Silk Sonic, Bruno Mars and Anderson .Paak’s throwback soul-funk project started the show, which was streamed live from Las Vegas.
The group performed “777,” a song about Las Vegas’s high-rolling Sin City side. Moments later, Silk Sonic won song of the year for “Leave the Door Open,” a soothing early ’70s soul throwback.
“Leave the Door Open” was also awarded record of the year and best R&B song. Silk Sonic was also tied for best R&B performance with Jazmine Sullivan.
“We are really trying to remain humble at this point,” said Anderson .Paak, real name Brandon Paak Anderson, while receiving the record of the year. “But in the industry, we call that a clean sweep.”
Silk Sonic and Batiste’s wins kept Olivia Rodrigo, a 19-year-old Disney television sensation who broke into the music industry with tremendous success and critical acclaim, from completing her own four-category sweep. She did, however, win the award for best new artist.
“This is my biggest dream come true,” Rodrigo said as she accepted the award. She also won best pop vocal album for “Sour” and best pop solo performance for “Drivers License,” which she performed on a stage designed to resemble a suburban street, her voice soaring to emotional heights and then breaking as it fell.
Jon Batiste, the bandleader for “The Late Show With Stephen Colbert,” won album of the year for “We Are,” which had little commercial success but had considerable support from the Recording Academy, the body behind the Grammys. Batiste was nominated for 11 awards, more than any other artist, and took home five of them.

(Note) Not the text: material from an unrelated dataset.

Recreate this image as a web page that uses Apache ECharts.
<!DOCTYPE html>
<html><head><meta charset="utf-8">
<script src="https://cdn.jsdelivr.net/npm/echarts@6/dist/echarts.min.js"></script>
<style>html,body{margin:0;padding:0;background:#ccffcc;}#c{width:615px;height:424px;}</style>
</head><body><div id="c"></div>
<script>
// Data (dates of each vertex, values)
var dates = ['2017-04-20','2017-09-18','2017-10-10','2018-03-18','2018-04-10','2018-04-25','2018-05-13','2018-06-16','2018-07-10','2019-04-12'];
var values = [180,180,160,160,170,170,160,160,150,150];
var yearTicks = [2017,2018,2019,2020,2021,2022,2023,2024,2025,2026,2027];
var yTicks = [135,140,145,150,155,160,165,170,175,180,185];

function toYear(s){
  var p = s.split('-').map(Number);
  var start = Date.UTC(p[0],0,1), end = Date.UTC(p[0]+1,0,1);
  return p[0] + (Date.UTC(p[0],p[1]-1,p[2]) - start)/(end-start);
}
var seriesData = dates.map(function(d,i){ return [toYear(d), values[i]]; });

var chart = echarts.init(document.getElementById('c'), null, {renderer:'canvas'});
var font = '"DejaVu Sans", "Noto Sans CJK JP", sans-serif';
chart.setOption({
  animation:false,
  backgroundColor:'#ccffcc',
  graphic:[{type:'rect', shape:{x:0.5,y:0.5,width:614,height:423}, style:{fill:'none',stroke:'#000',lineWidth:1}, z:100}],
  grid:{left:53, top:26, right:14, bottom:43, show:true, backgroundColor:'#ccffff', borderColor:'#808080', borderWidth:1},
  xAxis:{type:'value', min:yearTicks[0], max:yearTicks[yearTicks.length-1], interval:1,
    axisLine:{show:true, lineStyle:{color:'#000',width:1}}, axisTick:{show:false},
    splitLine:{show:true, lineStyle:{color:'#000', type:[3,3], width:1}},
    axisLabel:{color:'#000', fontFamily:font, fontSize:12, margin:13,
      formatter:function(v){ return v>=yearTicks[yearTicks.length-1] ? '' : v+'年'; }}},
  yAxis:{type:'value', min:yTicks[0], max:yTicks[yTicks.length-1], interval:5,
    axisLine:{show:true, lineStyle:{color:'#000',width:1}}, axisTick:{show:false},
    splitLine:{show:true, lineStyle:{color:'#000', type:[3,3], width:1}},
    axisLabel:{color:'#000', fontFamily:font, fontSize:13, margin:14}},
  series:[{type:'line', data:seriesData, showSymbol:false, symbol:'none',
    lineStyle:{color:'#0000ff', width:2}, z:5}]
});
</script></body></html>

“I just put my head down and work on the craft every day… It’s more than entertainment for me, it’s a spiritual practice,” Batiste said while accepting his Grammy for album of the year. “Be you, that’s it.” He also emphasised that there are no “best” artists or albums but that “it’s like a song or an album is made and it almost has a radar to find a person when they need it the most.”
The Grammys ceremony, which was previously slated for January 31 in Los Angeles, was pushed back nine weeks by the Omicron variant and moved to Las Vegas for the first time. “Better late than never,” remarked Trevor Noah, the host, as the CBS telecast began at the MGM Grand Garden Arena.